Ternyata istri dan ketiga putrinya pun begitu, mereka selalu sholat diawal
waktu, meskipun berada di rumah.
Singkat cerita, suatu hari ketika saya sedang mangkal di salah satu hotel
berbintang di Bandung. Ada seorang ibu turun dari mobil Merci tiba-tiba
mendekati saya dan meminta untuk diantar ke salah satu tempat perbelanjaan di
kawasan alun-alun kota Bandung, kata Udin.
Ketika si Ibu itu bilang minta dianter memakai becak saya malah balik nanya.
“Engga salah Bu naik becak ?” kata Udin.
“Engga Bang, jalanan macet, biar mobil disimpen di hotel aja, sekalian sopir
saya istirahat,” jawab si Ibu.
Maka diantarlah si Ibu tadi ke pusat perbelanjaan yang dia minta. Saya pun
mengayuh becak masih dalam keadaan kaget. Ketika mendekati alun-alun Bandung,
terdengarlah suara adzan dzuhur dari Masjid Raya Jawa Barat.
“Saya langsung belokkan becak ke pelataran parkir Majid. Si Ibu pun heran
dengan apa yang saya lakukan”, kata Udin.
“Bang kok berhenti disini?” kata si Ibu.
“Iya Bu, udah adzan, Allah udah manggil kita buat sholat.”
“Saya mau sholat dulu. Ibu turun disini aja, tokonya udah dekat koq, di
belakang masjid ini. Biarin Bu GA USAH BAYAR.”
“Tanggung Bang, lagian saya takut nyasar,” kata si Ibu.
“Kalo Ibu mau saya anter saya sholat dulu, ya, Bu.”
Setelah selesai sholat Udin pun kembali menuju ke becaknya. Ternyata si Ibu dan
asistennya masih nunggu di becak. Diantarlah si Ibu tadi ke pusat perbelanjaan
di belakang Masjid Raya.
“Bang tunggu disni ya, ntar antar lagi saya ke hotel,” kata si Ibu.
“Iya Bu, tapi kalo Ibu balik lagi ke becak pas adzan ashar, ibu tunggu dulu
disini, saya jalan kaki ke masjid.”
Singkat cerita si Ibu kembali ke becak jam 15.30. Kemudian di becak dia nanya
di mana Udin tinggal.
Si Ibu penasaran dengan kebiasaan Udin, demi sholat diawal waktu berani
meninggalkan penumpang di becak, ga peduli dibayar atau tidak. “Bang, saya
pengen tau rumah abang,” kata si Ibu.
“Waduh emangnya kenapa Bu?” tanya Udin kaget.

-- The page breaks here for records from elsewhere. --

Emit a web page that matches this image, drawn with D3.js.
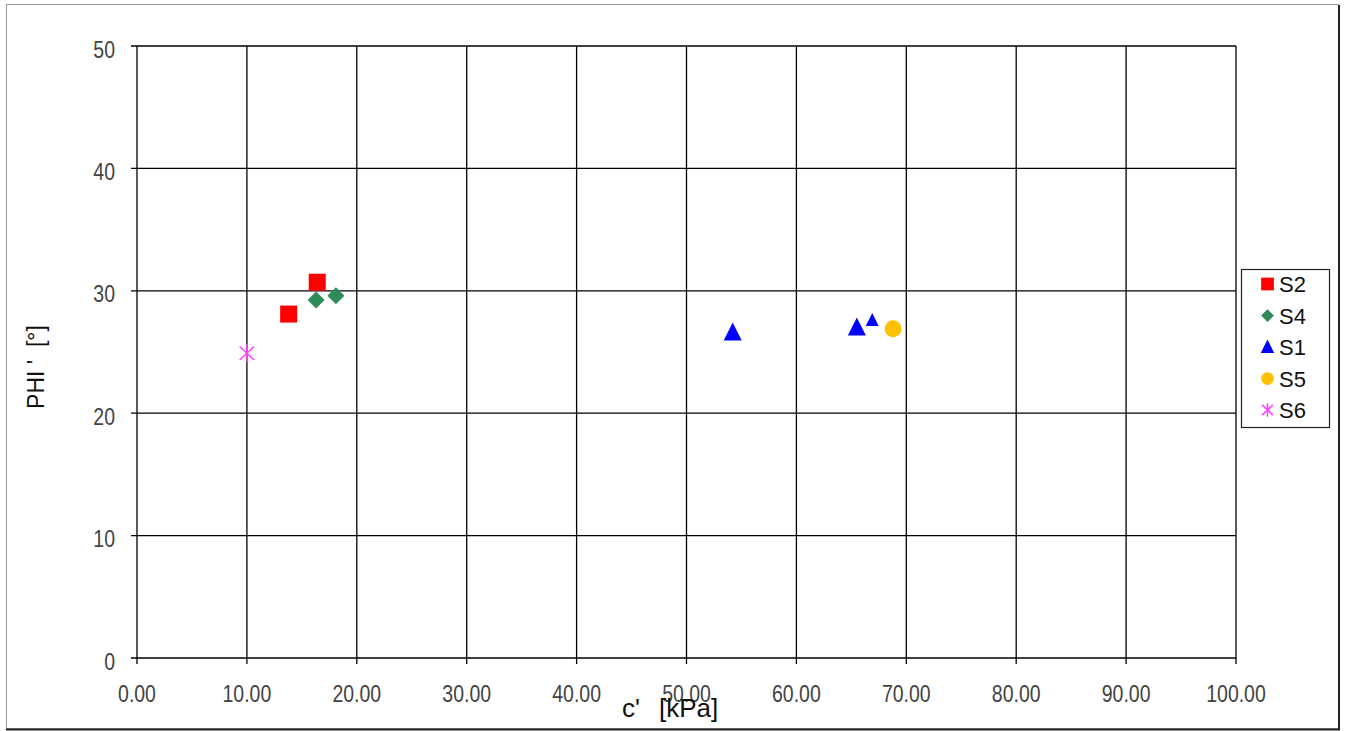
<!DOCTYPE html>
<html><head><meta charset="utf-8">
<script src="https://cdn.jsdelivr.net/npm/d3@7"></script>
<style>body{margin:0;background:#fff}svg{display:block}text{font-family:"Liberation Sans",Arial,sans-serif}</style>
</head><body><svg id="c" width="1347" height="731"></svg>
<script>
const xTicks = [0,10,20,30,40,50,60,70,80,90,100];
const yTicks = [0,10,20,30,40,50];
const seriesNames = ["S2","S4","S1","S5","S6"];
const S2 = [[13.8,28.1],[16.4,30.7]];
const S4 = [[16.3,29.25],[18.1,29.6]];
const S1 = [[54.2,26.6],[65.5,27.0],[66.9,27.6]];
const S5 = [[68.8,26.9]];
const S6 = [[10.0,24.9]];
const seriesData = [S2,S4,S1,S5,S6];
const colors = ["#ff0000","#2e8b57","#0000ff","#ffc000","#ff44ff"];
const shapes = ["square","diamond","triangle","circle","star"];

const svg = d3.select("#c");
svg.append("rect").attr("x",6.5).attr("y",4.5).attr("width",1332).attr("height",724)
  .attr("fill","#fff").attr("stroke","#999").attr("stroke-width",1);
svg.append("line").attr("x1",1339).attr("x2",1339).attr("y1",5).attr("y2",730).attr("stroke","#222").attr("stroke-width",2);
svg.append("line").attr("x1",6).attr("x2",1340).attr("y1",729.5).attr("y2",729.5).attr("stroke","#222").attr("stroke-width",2);

const x = d3.scaleLinear().domain([0,100]).range([137,1236]);
const y = d3.scaleLinear().domain([0,50]).range([658,46]);

// grid
svg.append("g").selectAll("line").data(xTicks).join("line")
  .attr("x1",d=>x(d)).attr("x2",d=>x(d)).attr("y1",y(50)).attr("y2",y(0)+6)
  .attr("stroke","#000").attr("stroke-width",1.3);
svg.append("g").selectAll("line").data(yTicks).join("line")
  .attr("x1",x(0)-6).attr("x2",x(100)).attr("y1",d=>y(d)).attr("y2",d=>y(d))
  .attr("stroke","#000").attr("stroke-width",1.3);

svg.append("g").selectAll("text").data(xTicks).join("text")
  .attr("transform",d=>`translate(${x(d)},702) scale(1,1.2)`).attr("text-anchor","middle")
  .attr("font-size",19.5).attr("fill","#444").text(d=>d.toFixed(2));
svg.append("g").selectAll("text").data(yTicks).join("text")
  .attr("transform",d=>`translate(115,${y(d)+11.5}) scale(1,1.2)`).attr("text-anchor","end")
  .attr("font-size",19.5).attr("fill","#444").text(d=>d);

svg.append("text").attr("x",622).attr("y",717)
  .attr("font-size",26).attr("fill","#111").text("c'");
svg.append("text").attr("x",659).attr("y",717)
  .attr("font-size",26).attr("fill","#111").text("[kPa]");
svg.append("text").attr("transform","translate(44,367) rotate(-90)").attr("text-anchor","middle")
  .attr("font-size",23).attr("fill","#111").attr("xml:space","preserve").text("PHI '  [°]");

function drawMarker(g, shape, color, cx, cy, s){
  if(shape==="square") g.append("rect").attr("x",cx-8.5*s).attr("y",cy-8.5*s).attr("width",17*s).attr("height",17*s).attr("fill",color);
  else if(shape==="diamond") g.append("path").attr("d",`M${cx},${cy-8.5*s}L${cx+8.5*s},${cy}L${cx},${cy+8.5*s}L${cx-8.5*s},${cy}Z`).attr("fill",color);
  else if(shape==="triangle") g.append("path").attr("d",`M${cx},${cy-10*s}L${cx+9*s},${cy+8*s}L${cx-9*s},${cy+8*s}Z`).attr("fill",color);
  else if(shape==="circle") g.append("circle").attr("cx",cx).attr("cy",cy).attr("r",8.5*s).attr("fill",color);
  else if(shape==="star"){
    const r=9*s;
    g.append("path").attr("d",`M${cx-r*0.8},${cy-r*0.75}L${cx+r*0.8},${cy+r*0.75}M${cx+r*0.8},${cy-r*0.75}L${cx-r*0.8},${cy+r*0.75}M${cx},${cy-r}L${cx},${cy+r}`)
      .attr("stroke",color).attr("stroke-width",1.6).attr("fill","none");
  }
}
const mg = svg.append("g");
seriesData.forEach((data,i)=>{
  data.forEach((p,j)=>{
    const s = (shapes[i]==="triangle" && j===2) ? 0.72 : 1;
    drawMarker(mg, shapes[i], colors[i], x(p[0]), y(p[1]), s);
  });
});

// legend
const lg = svg.append("g");
lg.append("rect").attr("x",1241.5).attr("y",269.5).attr("width",88).attr("height",158)
  .attr("fill","#fff").attr("stroke","#222").attr("stroke-width",1.2);
seriesNames.forEach((n,i)=>{
  const cy = 284 + i*31.5;
  drawMarker(lg, shapes[i], colors[i], 1267.5, cy, 0.75);
  lg.append("text").attr("x",1279).attr("y",cy+8).attr("font-size",22).attr("fill","#111").text(n);
});
</script></body></html>
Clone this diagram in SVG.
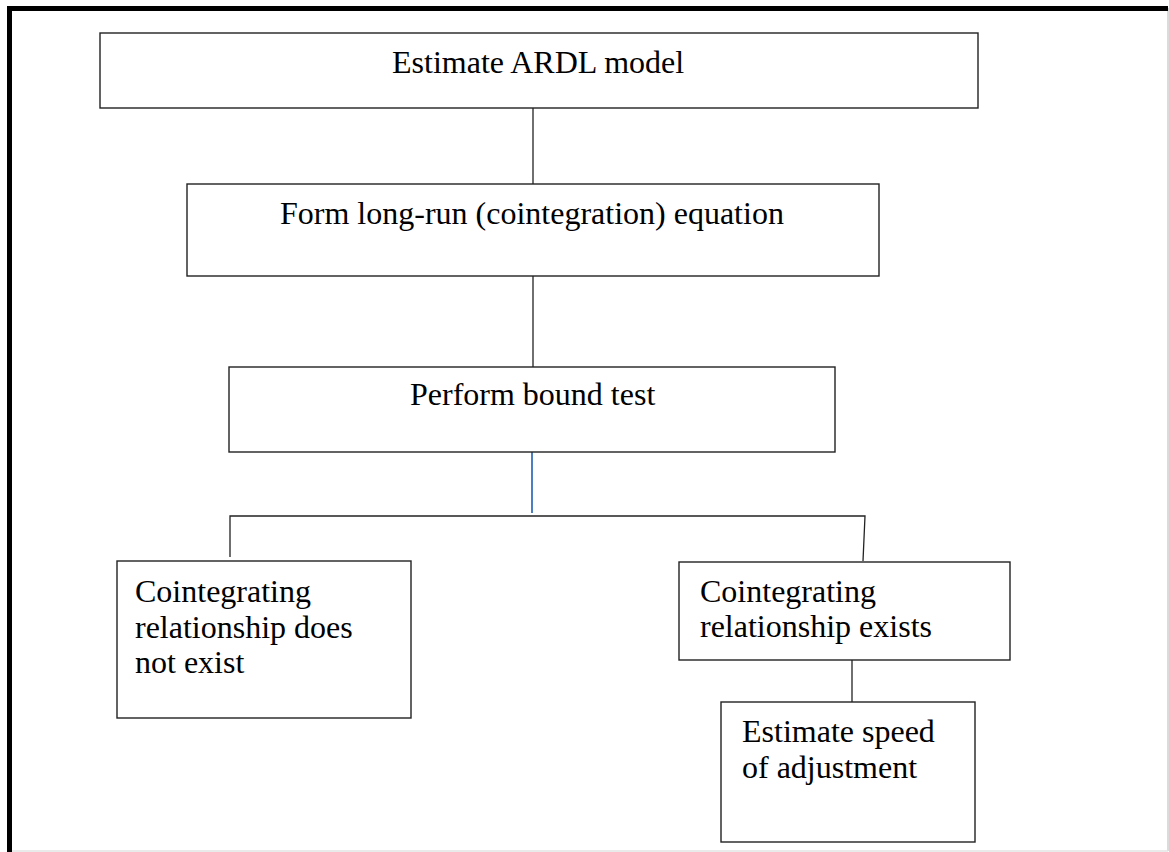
<svg xmlns="http://www.w3.org/2000/svg" width="1169" height="852" viewBox="0 0 1169 852">
<style>
.box{fill:#fff;stroke:#222;stroke-width:1.4}
.t{font-family:"Liberation Serif","Times New Roman",serif;font-size:32px;fill:#000}
.c{stroke:#222;stroke-width:1.3;fill:none}
.cb{stroke:#4a7fc1;stroke-width:2;fill:none}
</style>
<rect width="1169" height="852" fill="#fff"/>
<g id="frame">
<line x1="1168" y1="8" x2="1168" y2="851" stroke="#cfcfcf" stroke-width="1.5"/>
<line x1="9" y1="851" x2="1168" y2="851" stroke="#e3e3e3" stroke-width="1.5"/>
<line x1="7" y1="8.5" x2="1168" y2="8.5" stroke="#000" stroke-width="5"/>
<line x1="9.5" y1="6" x2="9.5" y2="852" stroke="#000" stroke-width="5"/>
</g>
<g id="connectors">
<line class="c" x1="533" y1="108" x2="533" y2="184"/>
<line class="c" x1="533" y1="276" x2="533" y2="367"/>
<line class="cb" x1="532" y1="452" x2="532" y2="513"/>
<polyline class="c" points="230,557 230,516 865,516 863,561"/>
<line class="c" x1="852" y1="660" x2="852" y2="702"/>
</g>
<g id="n1"><rect class="box" x="100" y="33" width="878" height="75"/><text class="t" x="392" y="73">Estimate ARDL model</text></g>
<g id="n2"><rect class="box" x="187" y="184" width="692" height="92"/><text class="t" x="280" y="224">Form long-run (cointegration) equation</text></g>
<g id="n3"><rect class="box" x="229" y="367" width="606" height="85"/><text class="t" x="410" y="405">Perform bound test</text></g>
<g id="n4"><rect class="box" x="117" y="561" width="294" height="157"/><text class="t" x="135" y="602">Cointegrating</text><text class="t" x="135" y="638">relationship does</text><text class="t" x="135" y="673">not exist</text></g>
<g id="n5"><rect class="box" x="679" y="562" width="331" height="98"/><text class="t" x="700" y="602">Cointegrating</text><text class="t" x="700" y="637">relationship exists</text></g>
<g id="n6"><rect class="box" x="721" y="702" width="254" height="140"/><text class="t" x="742" y="742">Estimate speed</text><text class="t" x="742" y="778">of adjustment</text></g>
</svg>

“Saya pengen kenal sama keluarga abang,” kata si Ibu.
“Jangan Bu, rumah saya jauh. Lagian di rumah saya engga ada apa-apa.”
Si Ibu terus memaksa. Akhirnya setelah menunggu si Ibu sholat jamak dzuhur dan
ashar di hotel, mereka pun pergi menuju rumah Udin.
Tapi kali ini Udin pakai becak, si Ibu mengikuti di belakangnya pake mobil
Merci terbaru. Setibanya di rumah kontrakan Udin, si Ibu kaget, karena rumahnya
sangat kecil. Tapi kok berani tidak dibayar demi sholat.
Mungkin karena penasaran si Ibu nanya. “Bang koq berani engga dibayar?”
“Rezeki itu bukan dr pekerjaan kita Bu, rezeki itu dari Allah, saya yakin itu.
Makanya kalo Allah manggil kita harus dateng.”
“Haiyya ‘Alal Fallaah … kan jelas Bu. Marilah kita menuju kemenangan, kesejahteraan,
kebahagiaan. Saya ikhtiar udah dengan narik becak, hasilnya gimana Allah. yang
penting kitanya takwa ke Allah ya kan Bu?” kata Udin.
“Saya yakin janji Allah di QS Al-Baqarah ayat 3.” kata Udin. Si Ibu pun terdiam
sambil meneteskan air mata.
Setelah dikenalkan dan ngorol dgn keluarga Udin si Ibu pun pamit. Sambil
meminta Udin mengantarkannya kembali minggu depan.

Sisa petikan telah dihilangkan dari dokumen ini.